Thursday, December 13, 2007

Genius at Montreux

Ray Charles Live at Montruex 1997
Eagle Eye Media

Ray Charles left the world many lasting images. He laid down the law for the Blues Brothers, worked with the Muppets, sang over the opening credits of In the Heat of the Night, hosted SNL, and was portrayed on film by Jamie Foxx. This is the genius of soul we’re talking about though, so more recordings and footage are always welcome, like the breezy concert performance now released as Live at Montreux 1997.

Charles was a total pro, but was not receptive to suggestions for deviations from his typical set, probably because that would imply other shows were less than special by comparison. So that night at the Montreux Jazz Festival, Charles hit with his band, like usual.

He opens up with a brassy, brisk workout in “I’ll Be Home (Sadie’s Tune),” but unfortunately the vocals are somewhat down in the audio mix. All is good though for the second tune, the bluesy “Busted.” The next song, “Georgia” needs no explanation, but it seems a little early in the set for such a crowd favorite. Despite performing the song hundreds of times a year, Charles still feels it, delivering the lyrics like nobody else could.

This was actually a pretty swinging Basie-like set, well suited to a jazz festival. Again, Charles keeps things in the brass bag for the Bix and Bing associated “Mississippi Mud.” He brings it down for the soulful “Just for a Thrill,” giving some solo space to David Hoffman’s tasteful flugelhorn.
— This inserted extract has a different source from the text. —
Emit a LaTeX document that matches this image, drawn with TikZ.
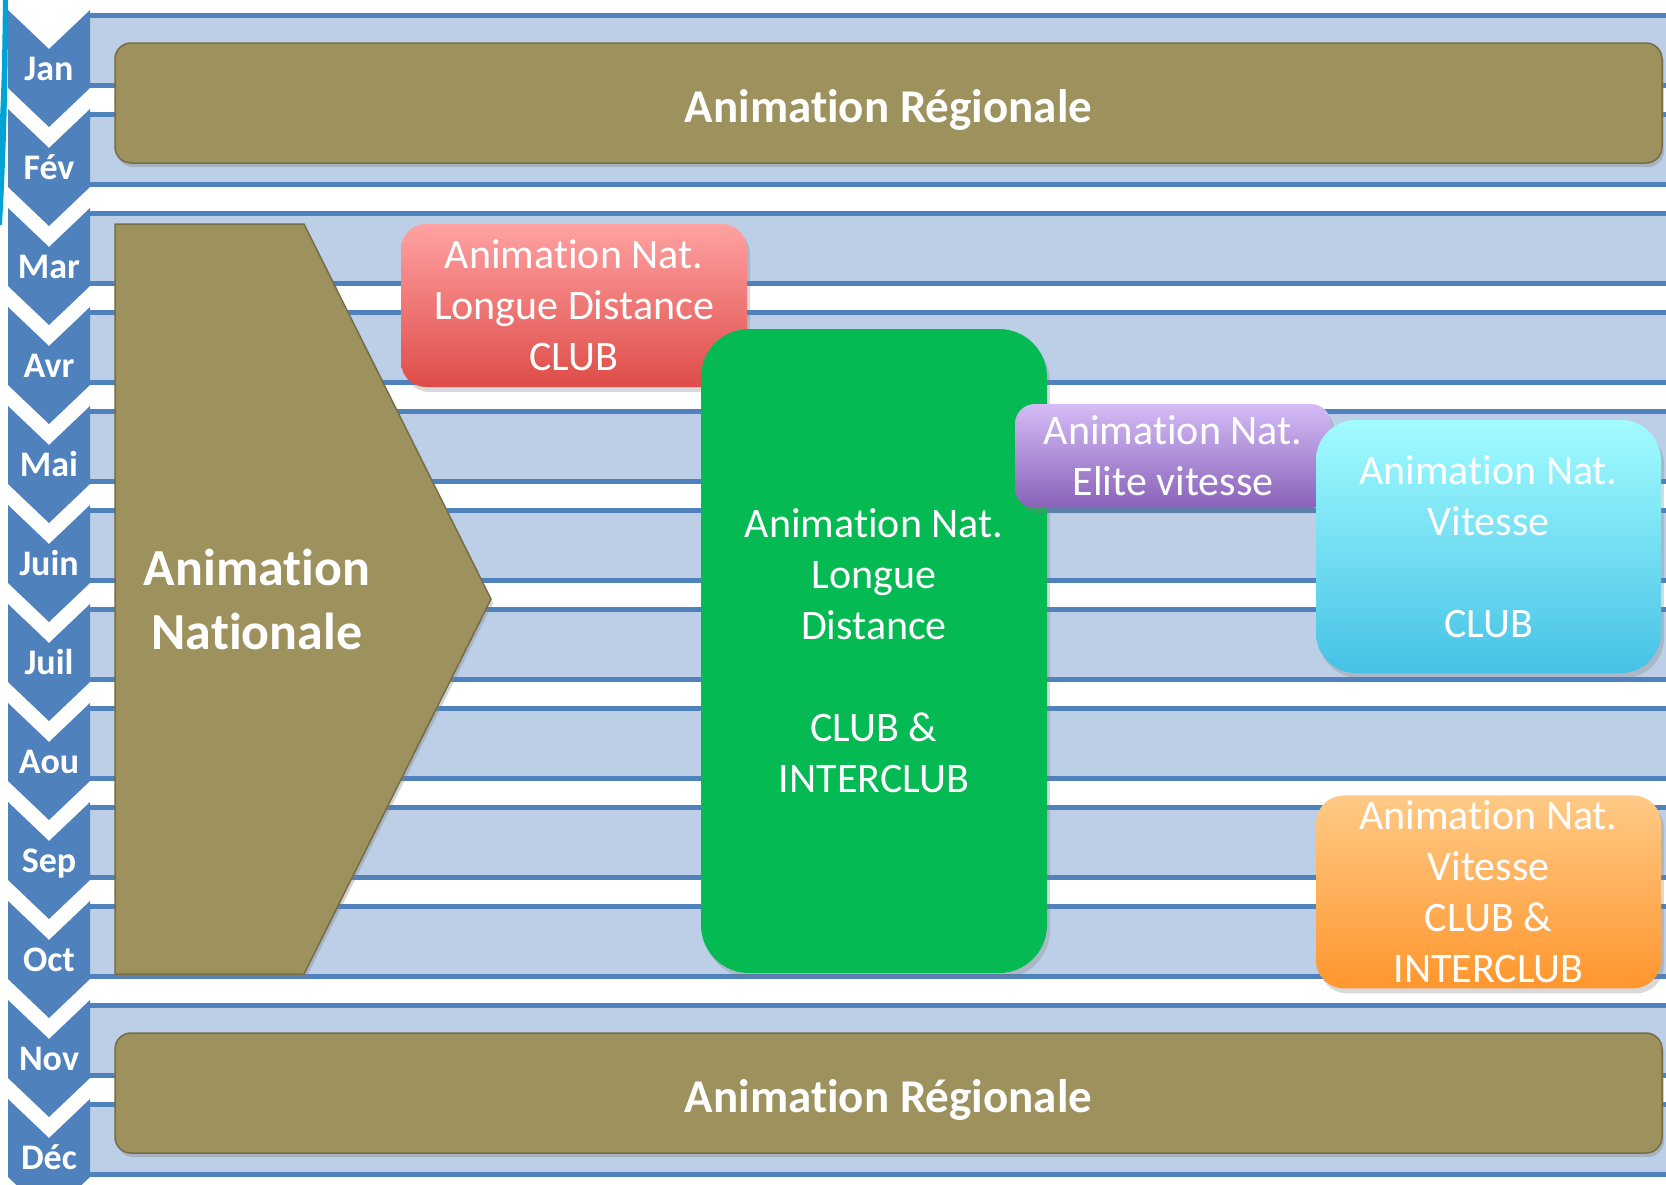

Although this band might not have the famous jazz improvisers of past outfits, like David “Fathead” Newman and Don Wilkerson, it is still a tight band, well drilled by musical director Al Jackson.

This is Ray Charles giving people what they want, like the funky, finger snapping “Scotia Blues” and, of course, the Raelettes. Since “Georgia” was earlier in the set, that means “What’d I Say” was the closer. Maybe Montreux 1997 was not the transcendent statement for the ages from Charles, but he did what he did. The man was cool.